The EPA on Thursday ordered Sunnyside Gold Corp. to study part of the Bonita Peak Mining District. The district includes the Gold King Mine, where agency workers inadvertently triggered the release of 3 million gallons (11.3 million liters) of wastewater tainted with heavy metals in 2015.

The spill tainted rivers in Colorado, New Mexico, Utah and on Native American lands.

Sunnyside doesn't own the Gold King but has other mining property within the Superfund site.

The EPA has said previous work at one of Sunnyside's mines may have redirected wastewater to other openings, where it escaped into tributaries of the Animas River.

Sunnyside spokesman Kevin Roach said the company is not the cause of the water quality problems in the Animas.

Sunnyside spent $30 million over 30 years on reclamation in the area and without that work, pollution would have been worse, Roach said.

Roach said Sunnyside wants to puts its resources into improving water quality "rather than pointless studies or litigation."

He said the company is reviewing the order.

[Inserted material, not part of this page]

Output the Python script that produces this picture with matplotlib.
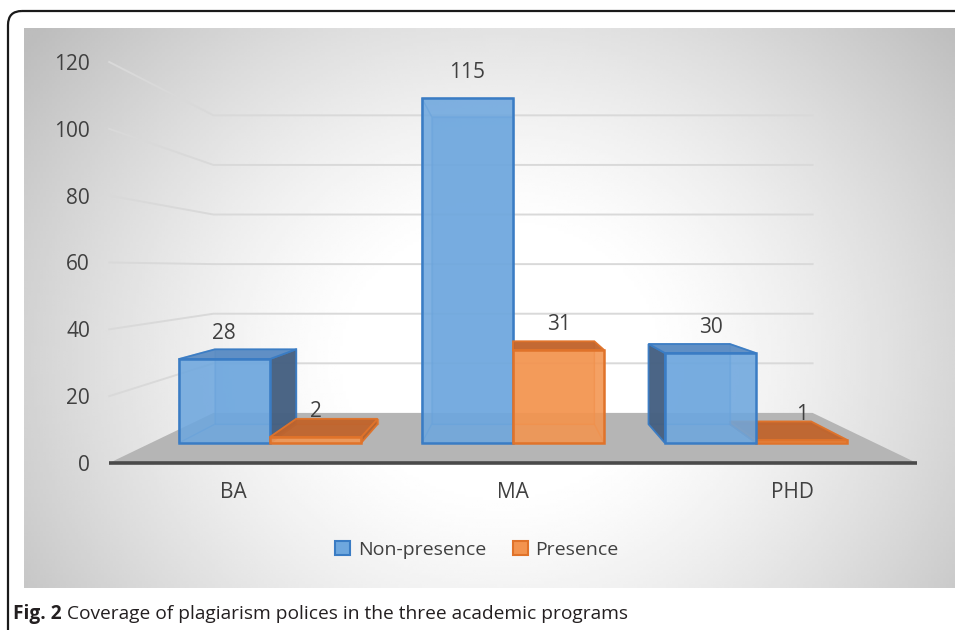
import numpy as np
import matplotlib.pyplot as plt
from matplotlib.patches import Polygon, Patch, FancyBboxPatch

# data
categories = ['BA', 'MA', 'PHD']
non_presence = [28, 115, 30]
presence = [2, 31, 1]
series_names = ['Non-presence', 'Presence']
y_ticks = [0, 20, 40, 60, 80, 100, 120]
caption_bold = 'Fig. 2'
caption_text = 'Coverage of plagiarism polices in the three academic programs'

plt.rcParams['font.family'] = ['Open Sans', 'DejaVu Sans']

W, H = 955, 630
fig = plt.figure(figsize=(W / 100, H / 100), dpi=100)
fig.patch.set_facecolor('white')

# simple perspective: world (category, value, depth ratio) -> axes data
vx, vy = 1.0, 58.1
r_front, r_back = 0.897, 0.80
r_floor = 0.742
half_w = 0.375
floor_x = (-0.49, 2.49)


def proj(x, y, r):
    return (vx + r * (x - vx), vy + r * (y - vy))


# pixel layout of the gray panel
px_cat, px_val = 271.0, 3.342
cx_px, y0_px = 513.0, 463.0
pl, pr, pt, pb = 24, 955, 28, 588


def px_to_x(p):
    return (p - cx_px) / px_cat + 1


def px_to_y(p):
    return (y0_px - p) / px_val


# frame around the figure (pixel coords overlay)
ax_bg = fig.add_axes([0, 0, 1, 1], zorder=0)
ax_bg.set_xlim(0, W)
ax_bg.set_ylim(H, 0)
ax_bg.axis('off')
ax_bg.add_patch(FancyBboxPatch((8, 11), 990, 680, boxstyle='round,pad=0,rounding_size=14',
                               fill=False, lw=1.6, ec='#1a1a1a'))

ax = fig.add_axes([pl / W, 1 - pb / H, (pr - pl) / W, (pb - pt) / H], zorder=1)
xlim = (px_to_x(pl), px_to_x(pr))
ylim = (px_to_y(pb), px_to_y(pt))
ax.set_xlim(*xlim)
ax.set_ylim(*ylim)
ax.set_frame_on(False)
ax.set_xticks([])

# radial background gradient
gx, gy = np.meshgrid(np.linspace(pl, pr, 320), np.linspace(pt, pb, 200))
d = np.sqrt(((gx - 500) / 480) ** 2 + ((gy - 360) / 420) ** 2)
g = np.clip((d - 0.3) / 0.94, 0, 1) ** 1.3
shade = (255 - 66 * g) / 255
ax.imshow(shade, cmap='gray', vmin=0, vmax=1, extent=(xlim[0], xlim[1], ylim[0], ylim[1]),
          origin='upper', aspect='auto', interpolation='bilinear', zorder=0)

# gridlines on left and back walls
for v in y_ticks[1:]:
    p1 = proj(floor_x[0], v, 1)
    p2 = proj(floor_x[0], v, r_floor)
    p3 = proj(floor_x[1], v, r_floor)
    ax.plot([p1[0], p2[0], p3[0]], [p1[1], p2[1], p3[1]], color='#d9d9d9', lw=1.4, zorder=1)

# floor
floor = [proj(floor_x[0], 0, 1), proj(floor_x[1], 0, 1),
         proj(floor_x[1], 0, r_floor), proj(floor_x[0], 0, r_floor)]
ax.add_patch(Polygon(floor, closed=True, fc='#b5b5b5', ec='none', zorder=2))
ax.plot(floor_x, [0, 0], color='#4a4a4a', lw=2.6, zorder=3, solid_capstyle='butt')

ax.set_yticks(y_ticks)
ax.tick_params(axis='y', length=0, pad=-47.5, labelsize=15, labelcolor='#404040')

styles = [
    dict(front='#6ea7de', side='#455f80', top='#5b8cc3', edge='#3a7cc4'),
    dict(front='#f3944f', side='#b5622c', top='#c0642c', edge='#e0732a'),
]

bars = []
for i in range(len(categories)):
    bars.append((i - half_w, non_presence[i], 0))
    bars.append((i, presence[i], 1))
# paint bars farther from the vanishing point first
bars.sort(key=lambda b: -abs(b[0] + half_w / 2 - vx))

z = 4
for x0, v, s in bars:
    x1 = x0 + half_w
    st = styles[s]
    P = proj
    back = [P(x0, 0, r_back), P(x1, 0, r_back), P(x1, v, r_back), P(x0, v, r_back)]
    front = [P(x0, 0, r_front), P(x1, 0, r_front), P(x1, v, r_front), P(x0, v, r_front)]
    top = [P(x0, v, r_front), P(x1, v, r_front), P(x1, v, r_back), P(x0, v, r_back)]
    bottom = [P(x0, 0, r_front), P(x1, 0, r_front), P(x1, 0, r_back), P(x0, 0, r_back)]
    left = [P(x0, 0, r_front), P(x0, v, r_front), P(x0, v, r_back), P(x0, 0, r_back)]
    right = [P(x1, 0, r_front), P(x1, v, r_front), P(x1, v, r_back), P(x1, 0, r_back)]

    ax.add_patch(Polygon(back, closed=True, fc=st['front'], ec=st['edge'], lw=1.0, alpha=0.45, zorder=z))
    ax.add_patch(Polygon(bottom, closed=True, fill=False, ec=st['edge'], lw=1.0, alpha=0.4, zorder=z))
    for face, vis in ((left, x0 > vx), (right, x1 < vx)):
        if vis:
            ax.add_patch(Polygon(face, closed=True, fc=st['side'], ec=st['edge'], lw=1.3, alpha=0.95, zorder=z + 0.1))
        else:
            ax.add_patch(Polygon(face, closed=True, fill=False, ec=st['edge'], lw=1.0, alpha=0.35, zorder=z + 0.1))
    if v < vy:
        ax.add_patch(Polygon(top, closed=True, fc=st['top'], ec=st['edge'], lw=1.3, alpha=0.95, zorder=z + 0.2))
    else:
        ax.add_patch(Polygon(top, closed=True, fill=False, ec=st['edge'], lw=1.0, alpha=0.35, zorder=z + 0.2))
    ax.add_patch(Polygon(front, closed=True, fc=st['front'], ec='none', alpha=0.88, zorder=z + 0.3))
    ax.add_patch(Polygon(front, closed=True, fill=False, ec=st['edge'], lw=1.8, zorder=z + 0.4))
    ax.annotate(str(v), xy=P(x0 + half_w / 2, v, r_front), xytext=(0, 18.5), textcoords='offset points',
                ha='center', va='center', fontsize=15, color='#404040', zorder=20)
    z += 1

# category labels
for i, name in enumerate(categories):
    ax.text(proj(i, 0, 1.03)[0], px_to_y(492), name, ha='center', va='center',
            fontsize=15, color='#404040', zorder=20)

handles = [Patch(fc=styles[k]['front'], ec=styles[k]['edge'], lw=1.5) for k in range(2)]
fig.legend(handles, series_names, loc='center', bbox_to_anchor=(477 / W, 1 - 550 / H), ncol=2,
           frameon=False, fontsize=14, handlelength=0.75, handleheight=0.75, handletextpad=0.4,
           columnspacing=1.4, labelcolor='#404040')

# caption
t1 = fig.text(13 / W, 1 - 619 / H, caption_bold, fontsize=13.8, weight='bold', va='baseline',
              color='#231f20')
fig.canvas.draw()
bb = t1.get_window_extent()
fig.text((bb.x1 + 5) / W, 1 - 619 / H, caption_text, fontsize=13.8, va='baseline', color='#231f20')

fig.savefig('out.png', dpi=100)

It has until next week to ask the EPA for a meeting to discuss it.

Rebecca Thomas, the EPA's project manager for the Superfund site, told The Durango Herald the agency needs a better understanding of the area before it can start cleanup work.

"Until we can understand how water flows through that system, it will be difficult to put forward a plan to address contamination," she said.

Thomas said the agency decided Sunnyside was liable for conducting and paying for the investigation based on its past ownership and operations in the area.

The Bonita Peak Mining District Superfund site includes 48 mining-related sites and was designated in 2016, a year after the Gold King spill.